My professor put up a pdf of pictures of his first child.  A beautiful girl at 7 lbs.  He looks so tired yet so happy to have her.  They are an older couple in their mid thirties just starting their family.  Her due date was a day before Marcellus's.  Marcellus of course came long before Emily did but I thought on some levels they were going to be the same.  I do not know my professor personally but I bonded to him because we both had pregnancies going on at the same time.  And our names are mike, we have to stick together.  When Marcellus came early I thought to myself 'wow, I am going to be a father so much longer than him, I will be the teacher and he can learn from me!'  Sadly that was not the case.  He is part of this international club called fathers with children on this earth.  I subscribe to the Grieving Fathers group on facebook.  I know how hard it is to see your baby take its last breath.  The unholy pain that follows after, the sickening feeling in your stomach as you close the lid on the casket knowing you will never see the thing you desire most in your life again.  I am glad that my professor hopefully will never know those feelings.  Hell he does not even know I lost my son.  I just have not found it relevant to email him and say "hey dr. mike I looked at your pictures, they are awesome, congrats on your healthy baby, being able to be outside with her, taking her home, losing sleep with her.  btw, I cried when I saw them because my baby died, have a good day." 
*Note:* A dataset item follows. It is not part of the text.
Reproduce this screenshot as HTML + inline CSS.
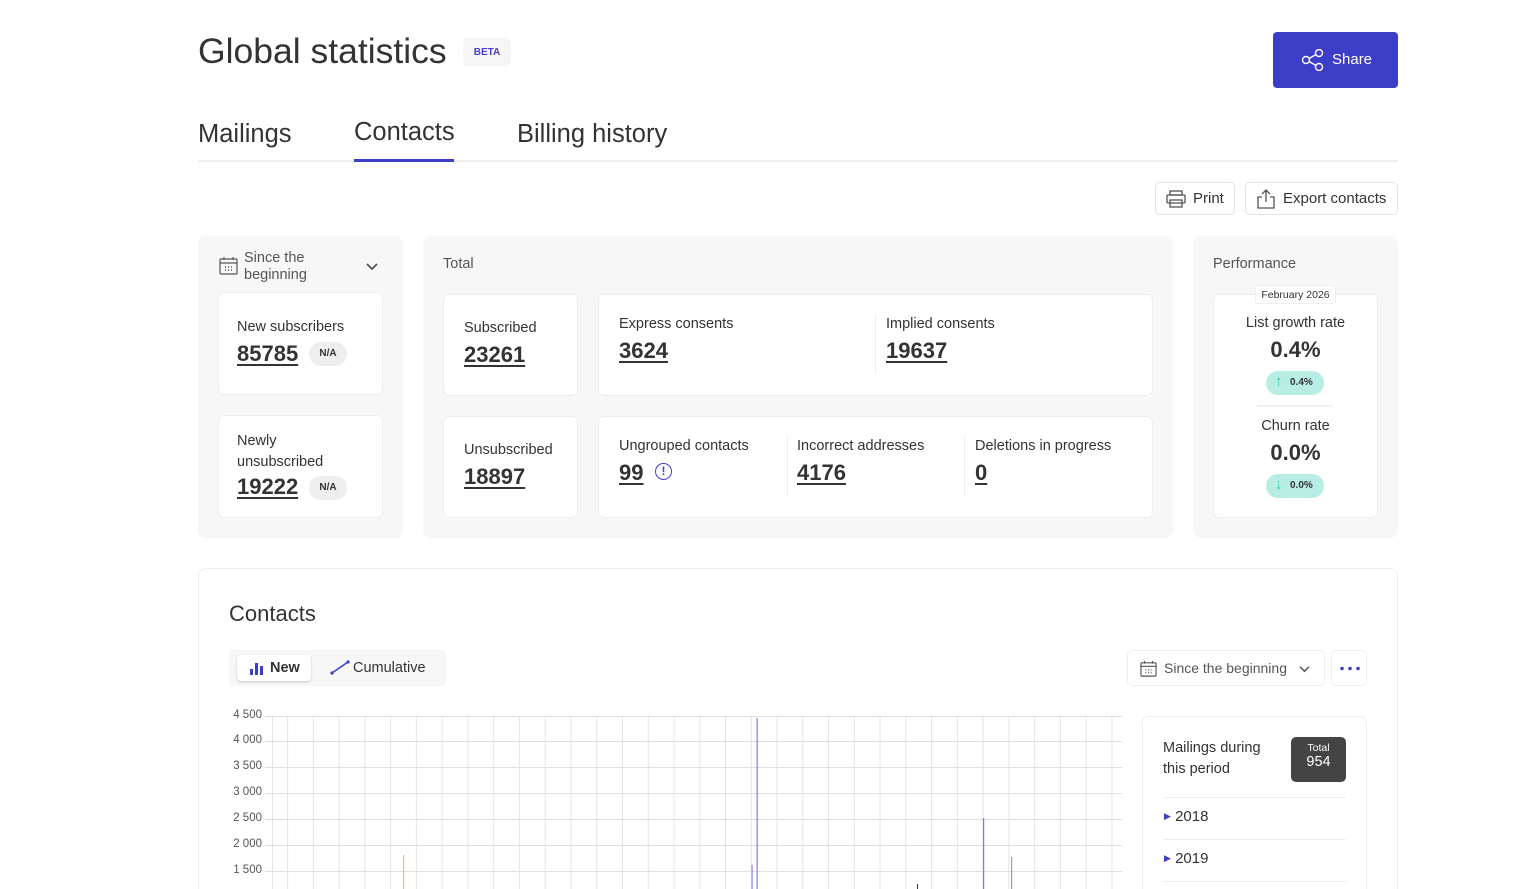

Its just another reminder of what could have been, what should be, what people take for granted is such a precious gift.  I want to be a part of that club so bad, I want to be the father here on earth daddy.  I want to take pics of my baby with the dog, I want to send out birth announcements, I want to field calls asking hows the wife and baby.  I want to go to the grocery store late at night to get ointments.  I want to go to babywearing groups and learn new exciting ways to strap your baby to your chest.  I want to spend long nights at home just staring at my baby.  I want the dishes to pile up, laundry to back up, I want to not care about that as long as our baby is smiling and pooping.  I want those things so badly but I want them with Marcellus.  Until I want them for the next baby I have to bid my time, wait my turn to join the other club.  Its too bad I cannot get my membership revoked to the club I belong to now.